Jung wrote, "the years when I was pursuing my inner images were the most important in my life - in them everything essential was decided." ... "His self-analysis convinced him that the most important thing in life was to discern and make manifest one's own, individual point of view."... "By listening to the inner voice, which manifested itself in dreams, fantasies, and other spontaneous derivatives of the unconscious, the lost soul could discover its true path."

Jung felt that personality could be distorted by one-sided development. Too extroverted, you lose sight of your inner world. Too introverted, you fail to cope with reality.

Jung defined personality as an achievement rather than as a datum of genetics. He called it "the supreme realisation of the innate idiosyncrasy of a living being".

"The optimum development tends toward a goal called "wholeness" or "integration"; a condition in which the differentiation elements of the psyche, both conscious and unconscious, are welded together indissolubly; a condition which might be described as the opposite of the fragmentation and splitting found in schizophrenia. The person who approaches this goal, which can never be entirely or once and for all achieved, possesses what Jung called "an attitude that is beyond the reach of emotional entanglements and violent shocks - a consciousness detached from the world."
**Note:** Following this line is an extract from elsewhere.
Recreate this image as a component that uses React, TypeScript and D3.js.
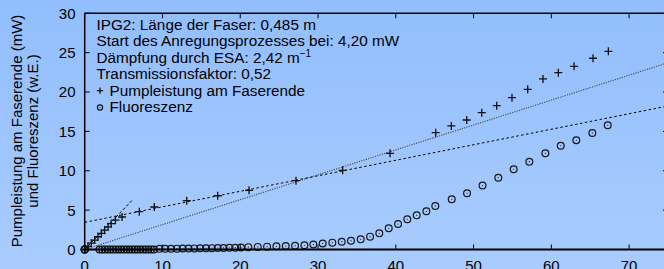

This search for wholeness is essentially a religious quest, though not one that is concerned with any recognised creed. Jung:
If you sum up what people tell you about their experiences, you can formulate it this way: they came to themselves, they could accept themselves, they were able to be reconciled to themselves and thus were reconciled to adverse circumstances and events. this is almost like what used to be expressed by saying: he has made his peace with God, he has sacrificed his own will, he has submitted himself to the will of God.
 "A critic might allege that the whole of Jung's later work represents his attempt to find a substitute for the faith which he lost when he was a child. He might go on to say that Jung substituted the analysis of dreams and fantasies for prayer..."Jung encouraged his patients to deliberately set aside part of the day for reverie; for what, in Jungian technique, became known as "active imagination." -" a state in which judgment is suspended but consciousness is preserved....In this way, the patient might be able to rediscover hidden parts of himself as well as portray the psychological journey upon which he was embarking."

"Jung's concentration upon changing dynamics within the individual psyche is interesting partly because it is so unfashionable" - Storr wrote in 1989. At that time the psychoanalytical big names were interested in interpersonal relationships ("object-relations").
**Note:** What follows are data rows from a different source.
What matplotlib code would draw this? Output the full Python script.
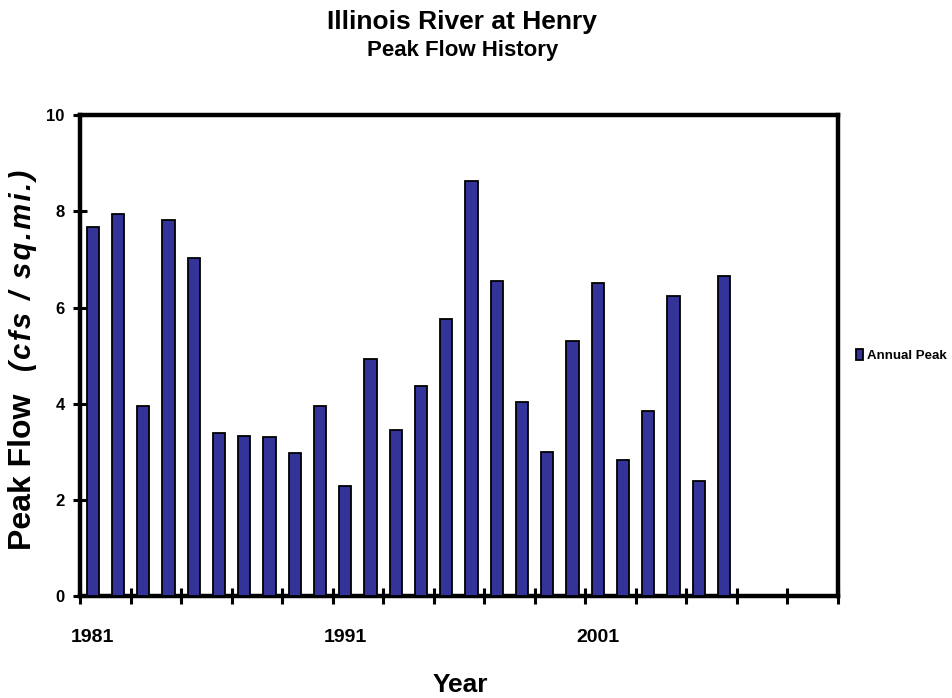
import matplotlib
matplotlib.use("Agg")
import matplotlib.pyplot as plt
import numpy as np

plt.rcParams['font.family'] = ['Liberation Sans', 'DejaVu Sans']

years = list(range(1981, 2007))
peak_flow = [7.67, 7.95, 3.96, 7.83, 7.03, 3.40, 3.33, 3.31, 2.97, 3.96,
             2.29, 4.93, 3.46, 4.36, 5.76, 8.63, 6.56, 4.04, 2.99, 5.30,
             6.51, 2.83, 3.85, 6.24, 2.39, 6.65]
axis_end_year = 2010
year_labels = ['1981', '1991', '2001']
y_ticks = [0, 2, 4, 6, 8, 10]

fig = plt.figure(figsize=(9.53, 6.98), dpi=100)
ax = fig.add_axes([0.084, 0.146, 0.795, 0.689])

x = np.array(years) - years[0]
ax.bar(x, peak_flow, width=0.48, color='#333399', edgecolor='black',
       linewidth=1.3, label='Annual Peak', zorder=3)

n_slots = axis_end_year - years[0] + 1
ax.set_xlim(-0.5, n_slots - 0.5)
ax.set_ylim(0, 10)

for s in ax.spines.values():
    s.set_linewidth(3.2)
    s.set_color('black')

ax.set_xticks(np.arange(-0.5, n_slots, 2))
ax.set_xticklabels([])
ax.tick_params(axis='x', which='major', direction='inout', length=12, width=2.2)
ax.set_xticks([int(y) - years[0] for y in year_labels], minor=True)
ax.set_xticklabels(year_labels, minor=True, fontsize=14, fontweight='bold')
ax.tick_params(axis='x', which='minor', length=0, pad=24)

ax.set_yticks(y_ticks)
ax.set_yticklabels([str(v) for v in y_ticks], fontsize=12, fontweight='bold')
ax.tick_params(axis='y', direction='inout', length=10, width=2.2, pad=6)

fig.text(0.485, 0.968, 'Illinois River at Henry', ha='center', va='center',
         fontsize=19, fontweight='bold')
fig.text(0.485, 0.928, 'Peak Flow History', ha='center', va='center',
         fontsize=16, fontweight='bold')

fig.text(0.483, 0.018, 'Year', ha='center', va='center', fontsize=19, fontweight='bold')

fig.text(0.024, 0.212, 'Peak Flow', rotation=90, ha='center', va='bottom',
         fontsize=23, fontweight='bold')
hair = '\u200a'
fig.text(0.024, 0.757, hair.join('(cfs / sq.mi.)'), rotation=90, ha='center', va='top',
         fontsize=21, fontweight='bold', style='italic')

leg = fig.legend(loc='center left', bbox_to_anchor=(0.886, 0.49), frameon=False,
                 handlelength=0.55, handleheight=0.9, handletextpad=0.25,
                 prop={'weight': 'bold', 'size': 9.5})

fig.savefig('out.png', dpi=100)
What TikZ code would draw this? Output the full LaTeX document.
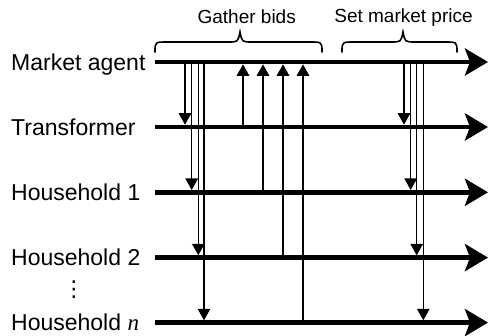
\documentclass[tikz,border=0pt]{standalone}
\usepackage{fontspec}
\setmainfont{Liberation Sans}
\newfontfamily\serifit{Liberation Serif}
\newfontfamily\symfont{DejaVu Sans}
\usetikzlibrary{arrows.meta}
\begin{document}
\begin{tikzpicture}[x=1pt,y=-1pt,
  timeline/.style={line width=4.6pt, -{Stealth[length=23pt,width=27pt,inset=5pt]}},
  msg/.style={line width=1.2pt, -{Triangle[length=11.5pt,width=12.5pt]}, shorten >=2.3pt},
  lane/.style={anchor=base west, font=\fontsize{23}{27}\selectfont, inner sep=0pt},
  phase/.style={anchor=base, font=\fontsize{19}{23}\selectfont, inner sep=0pt},
  brace/.style={line width=1.6pt, line cap=round}]
\useasboundingbox (0,0) rectangle (488,336);

% starts and ends of the timelines
\coordinate (ma) at (155,62);    \coordinate (ma-e) at (488,62);
\coordinate (tr) at (155,127);   \coordinate (tr-e) at (488,127);
\coordinate (h1) at (155,192.3); \coordinate (h1-e) at (488,192.3);
\coordinate (h2) at (155,257.6); \coordinate (h2-e) at (488,257.6);
\coordinate (hn) at (155,322.6); \coordinate (hn-e) at (488,322.6);

% participant labels
\node[lane] (l-ma) at (11,70.3)    {Market agent};
\node[lane] (l-tr) at (11,135.3)   {Transformer};
\node[lane] (l-h1) at (11,200.6) {Household 1};
\node[lane] (l-h2) at (11,265.9) {Household 2};
\node[lane] (l-hn) at (11,330.9) {Household {\serifit\itshape n}};
\node[inner sep=0pt] (dots) at (74,289.5) {\symfont\fontsize{22}{22}\selectfont ⋮};

% timelines
\foreach \t in {ma,tr,h1,h2,hn}
  \draw[timeline] (\t) -- (\t-e);

% gather bids: requests down, bids back up
\draw[msg] ([xshift=30pt]ma)   -- ([xshift=30pt]tr);
\draw[msg] ([xshift=36.7pt]ma) -- ([xshift=36.7pt]h1);
\draw[msg] ([xshift=43.3pt]ma) -- ([xshift=43.3pt]h2);
\draw[msg] ([xshift=49pt]ma)   -- ([xshift=49pt]hn);
\draw[msg] ([xshift=88pt]tr)   -- ([xshift=88pt]ma);
\draw[msg] ([xshift=108pt]h1)  -- ([xshift=108pt]ma);
\draw[msg] ([xshift=128pt]h2)  -- ([xshift=128pt]ma);
\draw[msg] ([xshift=148pt]hn)  -- ([xshift=148pt]ma);

% set market price: broadcast down
\draw[msg] ([xshift=249pt]ma)   -- ([xshift=249pt]tr);
\draw[msg] ([xshift=255.7pt]ma) -- ([xshift=255.7pt]h1);
\draw[msg] ([xshift=261.7pt]ma) -- ([xshift=261.7pt]h2);
\draw[msg] ([xshift=268.3pt]ma) -- ([xshift=268.3pt]hn);

% phase braces
\draw[brace] (155,52) .. controls (155,42) .. (167,42) -- (228,42)
  .. controls (238,42) .. (240,32) .. controls (242,42) .. (252,42) -- (310,42)
  .. controls (322,42) .. (322,52);
\draw[brace] (342,52) .. controls (342,42) .. (354,42) -- (391,42)
  .. controls (401,42) .. (403,32) .. controls (405,42) .. (415,42) -- (445,42)
  .. controls (457,42) .. (457,52);

% phase labels
\node[phase] (gather) at (246.7,23.3) {Gather bids};
\node[phase] (price) at (403.5,22.7) {Set market price};
\end{tikzpicture}
\end{document}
Later Jung went transcendental - "Jung claimed that there were "sufficient reasons" for believing that that "the psychic lies embedded in something that appears to be of a non-psychic nature." Pauli postulated "a cosmic order independent of our choice and distinct from the world of phenomena." Jung wrote: "the background of microphysics and depth-psychology is as much physical as psychic and therefore neither, but rather a third thing, a neutral nature which at most can be grasped in hints since in essence it is transcendental."

I must say this last sentence makes me think of the mystery of quantum physics.

In summary, Jung looked at things generally as they were (rather than superimposing a fantasy map of the mind), and he looked at how people changed and adapted their lives to keep themselves sane, and because they needed challenge but could only cope with so much, how the unconscious told them when they were disengaged or frustrated and stultified and also sent them messages about the right way to proceed. I believe that there is a good deal of sense in all this and I feel that a lot of what he wrote about adult development is current in everyone's ideas, and in plenty of self-help books. We adapt all our lives and there is no easy time when something isn't happening that needs adapting to. As Anne Tyler once wrote, "we're travelling all our lives; we couldn't stop if we wanted to." Maybe we're all hippies now, looking for self-fulfillment. Hoorah for Jung.